Evraz plc (LON:EVR) have seen their shares crash on Thursday, following the announcement of its final results.
2019 revenues slumped 7.3% to $11.91 billion from $12.84 billion, whilst pretax profit also crashed 72% from $3.2 billion to $902 million.
Earnings before interest, taxes, depreciation, and amortisation fell also, to $2.6 million from $3.78 billion.
Evraz blamed this slump on “lower vanadium and coal product prices as well combined higher expenses”. Looking at their steel division, the firm also saw revenues drop 8.3% year on year, to $8.14 billion.
The steel producer added that they will pay a $0.40 interim dividend, which is flat from a year ago. The firm added that this “reflects the Board’s confidence in the Group’s financial position and outlook.”
Evraz Chief Executive Officer, Alexander Frolov, commented:
“In 2019, global steel and commodity markets were not as favourable as they were in 2018. Steel prices have fallen as a result of excess supply in an environment of limited end-use demand. Global coal and vanadium markets returned to supply-demand equilibrium. Despite the market headwinds, EVRAZ was able to deliver resilient results with EBITDA reaching US$2,601 million and EBITDA margin reached 22% in 2019.
Retention of our low-cost and market leadership positions remain very important for EVRAZ. During the reporting period, the efficiency improvement programme delivered an EBITDA effect of US$407 million from customer focus and cost-cutting initiatives.
In 2020, EVRAZ will continue to make significant efforts to improve safety and other vitally important areas of sustainable development.
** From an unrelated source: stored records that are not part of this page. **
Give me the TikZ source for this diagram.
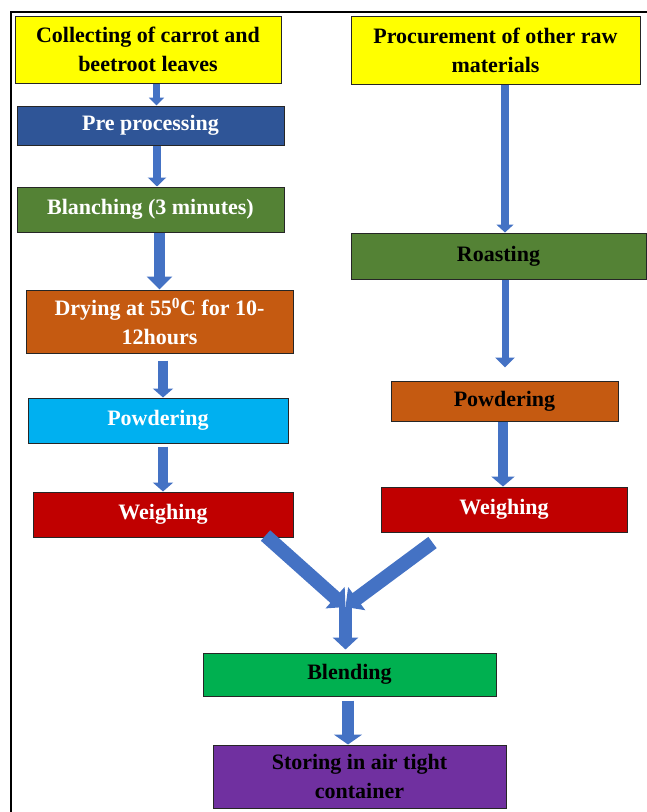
\documentclass[tikz,border=0pt]{standalone}
\usepackage{fontspec}
\setmainfont{Liberation Serif}
\usepackage{xcolor}
\usetikzlibrary{arrows.meta,positioning,calc}

\definecolor{boxyellow}{HTML}{FFFF00}
\definecolor{boxnavy}{HTML}{2F5597}
\definecolor{boxolive}{HTML}{548235}
\definecolor{boxorange}{HTML}{C55A11}
\definecolor{boxcyan}{HTML}{00B0F0}
\definecolor{boxred}{HTML}{C00000}
\definecolor{boxgreen}{HTML}{00B050}
\definecolor{boxpurple}{HTML}{7030A0}
\definecolor{flowblue}{HTML}{4472C4}

\tikzset{
  stage/.style={draw=black!85, line width=1pt, inner sep=0pt, align=center,
    font=\fontsize{22}{29}\selectfont\bfseries},
  flow/.style n args={3}{draw=flowblue, line width=#1, -{Triangle[width=#2,length=#3]}},
}

\begin{document}
\begin{tikzpicture}[x=1pt,y=-1pt]
		\useasboundingbox (0,0) rectangle (647,812);
		\draw[line width=1.6pt] (11,812) -- (11,12) -- (647,12);

		% left branch
		\node[stage,fill=boxyellow,minimum width=266pt,minimum height=67pt]
		(collect) at (148,49.5)				{Collecting of carrot and\\beetroot leaves};
		\node[stage,fill=boxnavy,text=white,minimum width=267pt,minimum height=39pt]
		(prep) at (150.5,125.5)				{Pre processing};
		\node[stage,fill=boxolive,text=white,minimum width=267pt,minimum height=45pt]
		(blanch) at (150.5,209.5)			{Blanching (3 minutes)};
		\node[stage,fill=boxorange,text=white,minimum width=267pt,minimum height=63pt]
		(dry) at (159.5,321.5)				{Drying at 55\textsuperscript{0}C for 10-\\12hours};
		\node[stage,fill=boxcyan,text=white,minimum width=260pt,minimum height=45pt]
		(powdL) at (158,420.5)				{Powdering};
		\node[stage,fill=boxred,text=white,minimum width=260pt,minimum height=45pt]
		(weighL) at (163,514.5)				{Weighing};

		% right branch
		\node[stage,fill=boxyellow,minimum width=289pt,minimum height=68pt]
		(procure) at (495.5,50)				{Procurement of other raw\\materials};
		\node[stage,fill=boxolive,minimum width=295pt,minimum height=46pt]
		(roast) at (498.5,256)				{Roasting};
		\node[stage,fill=boxorange,minimum width=227pt,minimum height=40pt]
		(powdR) at (504.5,401)				{Powdering};
		\node[stage,fill=boxred,text=white,minimum width=246pt,minimum height=45pt]
		(weighR) at (504,509.5)				{Weighing};

		% joined part
		\coordinate (join) at (345.5,607);
		\node[stage,fill=boxgreen,minimum width=293pt,minimum height=43pt]
		(blend) at (349.5,674.5)			{Blending};
		\node[stage,fill=boxpurple,minimum width=293pt,minimum height=63pt]
		(store) at (359.5,776.5)			{Storing in air tight\\container};

		\draw[flow={7.5pt}{15pt}{8pt}] ([xshift=8.5pt]collect.south) -- ([xshift=8.5pt]collect.south |- prep.north);
		\draw[flow={8pt}{18pt}{9pt}] ([xshift=6.5pt]prep.south) -- ([xshift=6.5pt]prep.south |- blanch.north);
		\draw[flow={11pt}{25pt}{13pt}] ([xshift=9pt]blanch.south) -- ([xshift=9pt]blanch.south |- dry.north);
		\draw[flow={10pt}{20pt}{9pt}] ([xshift=3.5pt,yshift=-7pt]dry.south) -- ([xshift=3.5pt]dry.south |- powdL.north);
		\draw[flow={10pt}{20pt}{9pt}] ([xshift=5pt,yshift=-3pt]powdL.south) -- ([xshift=5pt]powdL.south |- weighL.north);

		\draw[flow={8pt}{17pt}{8pt}] ([xshift=9.5pt]procure.south) -- ([xshift=9.5pt]procure.south |- roast.north);
		\draw[flow={7pt}{19pt}{10pt},shorten >=13pt] ([xshift=6.5pt]roast.south) -- ([xshift=6.5pt]roast.south |- powdR.north);
		\draw[flow={10pt}{23pt}{10pt}] ([xshift=-1.5pt]powdR.south) -- ([xshift=-1.5pt]powdR.south |- weighR.north);

		\draw[flow={14pt}{28pt}{14pt}] ([xshift=-28pt,yshift=2pt]weighL.south east) -- (join);
		\draw[flow={14pt}{28pt}{14pt}] ([xshift=52pt,yshift=-10pt]weighR.south west) -- (join);
		\draw[flow={13pt}{25pt}{12pt},shorten >=3pt] (join) -- (join |- blend.north);
		\draw[flow={12pt}{28pt}{10pt}] ([xshift=-1.5pt,yshift=-4pt]blend.south) -- ([xshift=-1.5pt]blend.south |- store.north);
\end{tikzpicture}
\end{document}
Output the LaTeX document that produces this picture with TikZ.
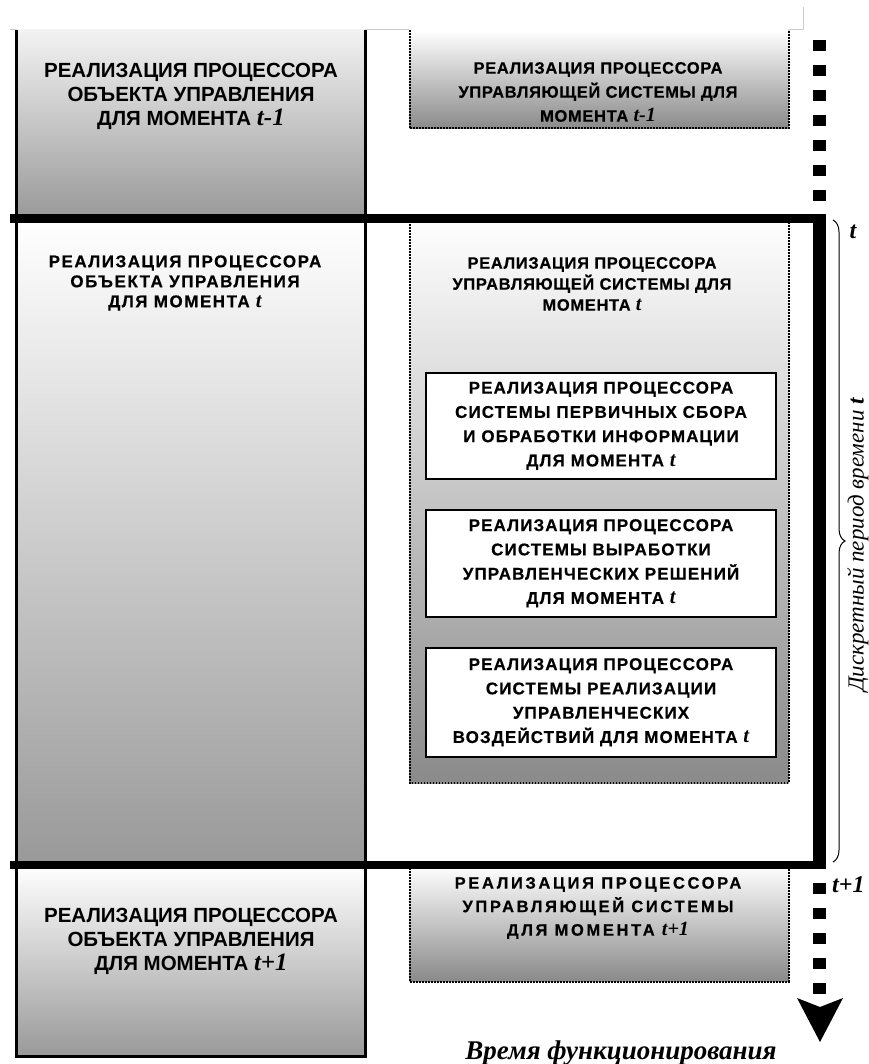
\documentclass[tikz,border=0pt]{standalone}
\usepackage{fontspec}
\setmainfont{Liberation Sans}
\newfontfamily\serifface{Liberation Serif}
\newfontfamily\tface{Liberation Serif}[Scale=1.22]
\newfontfamily\sansplain{Liberation Sans}
\newfontfamily\sansA{Liberation Sans}[LetterSpace=4, FakeBold=0.5]
\newfontfamily\sansB{Liberation Sans}[LetterSpace=9, FakeBold=0.5]
\newfontfamily\sansC{Liberation Sans}[LetterSpace=6.5, FakeBold=0.5]
\newfontfamily\sansD{Liberation Sans}[LetterSpace=16, FakeBold=0.5]
\newcommand\tv[1]{{\tface\bfseries\itshape #1}}
\usetikzlibrary{decorations.pathreplacing}
\definecolor{lightpanel}{gray}{0.95}
\definecolor{objbottom}{gray}{0.60}
\definecolor{ctlbottom}{gray}{0.54}
\begin{document}
\begin{tikzpicture}[x=1pt,y=-1pt,
  objtext/.style={align=center, inner sep=0pt,
    font=\sansplain\bfseries\fontsize{20.5}{24}\selectfont},
  objmid/.style={align=center, inner sep=0pt,
    font=\sansB\bfseries\fontsize{17}{20}\selectfont},
  ctltext/.style={align=center, inner sep=0pt,
    font=\sansA\bfseries\fontsize{16.5}{24}\selectfont},
  ctlmid/.style={align=center, inner sep=0pt,
    font=\sansA\bfseries\fontsize{16.5}{21}\selectfont},
  ctllow/.style={align=center, inner sep=0pt,
    font=\sansD\bfseries\fontsize{16.5}{23.5}\selectfont},
  subtext/.style={align=center, inner sep=0pt,
    font=\sansC\bfseries\fontsize{17}{24.3}\selectfont},
  solidedge/.style={line width=2.5pt},
  dotedge/.style={line width=2pt, dash pattern=on 1.6pt off 1.4pt},
  subbox/.style={draw, line width=2pt, fill=white},
  thickrule/.style={line width=8.5pt},
  timeaxis/.style={line width=13pt, dash pattern=on 11pt off 14pt},
  serifnote/.style={inner sep=0pt, font=\serifface\bfseries\itshape\fontsize{24}{26}\selectfont}
]
\useasboundingbox (0,0) rectangle (868,1064);
\fill[white] (0,0) rectangle (868,1064);

% faint page edge
\draw[gray!40, line width=1pt] (10,30) -- (803,30) -- (803,7);

% ---- object column (left) ----
\shade[top color=lightpanel, bottom color=objbottom] (16.5,30) rectangle (365.5,218);
\shade[top color=white, bottom color=objbottom] (16.5,218) rectangle (365.5,865);
\shade[top color=white, bottom color=objbottom] (16.5,865) rectangle (365.5,1056.5);
\draw[solidedge] (16.5,30) -- (16.5,1056.5) -- (365.5,1056.5) -- (365.5,30);

% ---- control column (right) ----
\shade[top color=white, bottom color=ctlbottom] (409.5,30) rectangle (788.5,128.5);
\draw[dotedge] (409.5,30) -- (409.5,128.5) -- (788.5,128.5) -- (788.5,30);

\shade[top color=white, bottom color=ctlbottom] (409.5,218) rectangle (788.5,783);
\draw[dotedge] (409.5,218) -- (409.5,783) -- (788.5,783) -- (788.5,218);

\shade[top color=white, bottom color=ctlbottom] (409.5,865) rectangle (788.5,981.5);
\draw[dotedge] (409.5,865) -- (409.5,981.5) -- (788.5,981.5) -- (788.5,865);

% ---- subsystems of the control processor ----
\node[subbox, minimum width=350pt, minimum height=105.5pt, anchor=north west] (subA) at (425,372) {};
\node[subbox, minimum width=350pt, minimum height=107.5pt, anchor=north west] (subB) at (425,508.5) {};
\node[subbox, minimum width=350pt, minimum height=109.5pt, anchor=north west] (subC) at (425,646.5) {};

% ---- discrete period frame ----
\coordinate (frameTL) at (10,218.5);
\coordinate (frameTR) at (813,218.5);
\coordinate (frameBL) at (10,865);
\coordinate (frameBR) at (813,865);
\coordinate (barTop) at (819.5,214);
\coordinate (barBot) at (819.5,869);
\draw[thickrule] (frameTL) -- (frameTR);
\draw[thickrule] (frameBL) -- (frameBR);
\draw[line width=13pt] (barTop) -- (barBot);

% ---- time axis ----
\coordinate (axisA) at (819.5,40);
\coordinate (axisB) at (819.5,214);
\coordinate (axisC) at (819.5,883);
\coordinate (axisD) at (819.5,996);
\draw[timeaxis] (axisA) -- (axisB);
\draw[timeaxis] (axisC) -- (axisD);
\fill (797,998) -- (820,1007) -- (843,998) -- (820,1042) -- cycle;
\node[inner sep=0pt, font=\serifface\bfseries\itshape\fontsize{27}{30}\selectfont, anchor=base]
  (axislabel) at (621,1059) {Время функционирования};

% ---- period brace ----
\coordinate (braceTop) at (833,220);
\coordinate (braceBot) at (833,862);
\draw[line width=1pt, decorate, decoration={brace, amplitude=12pt}] (braceTop) -- (braceBot);
\node[serifnote] (tnow) at (853,232) {t};
\node[serifnote, anchor=west] (tnext) at (832,885) {t+1};
\node[rotate=90, inner sep=0pt, font=\serifface\itshape\fontsize{23}{26}\selectfont]
  (periodlabel) at (858,545) {Дискретный период времени \textbf{t}};

% ---- texts ----
\node[objtext] (objPrev) at (191,96) {РЕАЛИЗАЦИЯ ПРОЦЕССОРА\\ОБЪЕКТА УПРАВЛЕНИЯ\\ДЛЯ МОМЕНТА \tv{t-1}};
\node[objmid] (objNow) at (185,283) {РЕАЛИЗАЦИЯ ПРОЦЕССОРА\\ОБЪЕКТА УПРАВЛЕНИЯ\\ДЛЯ МОМЕНТА \tv{t}};
\node[objtext] (objNext) at (191,941) {РЕАЛИЗАЦИЯ ПРОЦЕССОРА\\ОБЪЕКТА УПРАВЛЕНИЯ\\ДЛЯ МОМЕНТА \tv{t+1}};

\node[ctltext] (ctlPrev) at (598,92) {РЕАЛИЗАЦИЯ ПРОЦЕССОРА\\УПРАВЛЯЮЩЕЙ СИСТЕМЫ ДЛЯ\\МОМЕНТА \tv{t-1}};
\node[ctlmid] (ctlNow) at (592,284) {РЕАЛИЗАЦИЯ ПРОЦЕССОРА\\УПРАВЛЯЮЩЕЙ СИСТЕМЫ ДЛЯ\\МОМЕНТА \tv{t}};
\node[ctllow] (ctlNext) at (598,908) {РЕАЛИЗАЦИЯ ПРОЦЕССОРА\\УПРАВЛЯЮЩЕЙ СИСТЕМЫ\\ДЛЯ МОМЕНТА \tv{t+1}};

\node[subtext] at (subA) {РЕАЛИЗАЦИЯ ПРОЦЕССОРА\\СИСТЕМЫ ПЕРВИЧНЫХ СБОРА\\И ОБРАБОТКИ ИНФОРМАЦИИ\\ДЛЯ МОМЕНТА \tv{t}};
\node[subtext] at (subB) {РЕАЛИЗАЦИЯ ПРОЦЕССОРА\\СИСТЕМЫ ВЫРАБОТКИ\\УПРАВЛЕНЧЕСКИХ РЕШЕНИЙ\\ДЛЯ МОМЕНТА \tv{t}};
\node[subtext] at (subC) {РЕАЛИЗАЦИЯ ПРОЦЕССОРА\\СИСТЕМЫ РЕАЛИЗАЦИИ\\УПРАВЛЕНЧЕСКИХ\\ВОЗДЕЙСТВИЙ ДЛЯ МОМЕНТА \tv{t}};
\end{tikzpicture}
\end{document}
The Group has also set ambitious production targets for the year that should help it to reach solid results despite potential market headwinds.”
Evraz shareholders will hope that the firm can bounce back from a mixed year for the firm, however with more political certainty and a favorable macroeconomic environment, the firm should remain optimistic.
Shares in Evraz trade at 347p (-7.75%). 27/2/20 12:43BST.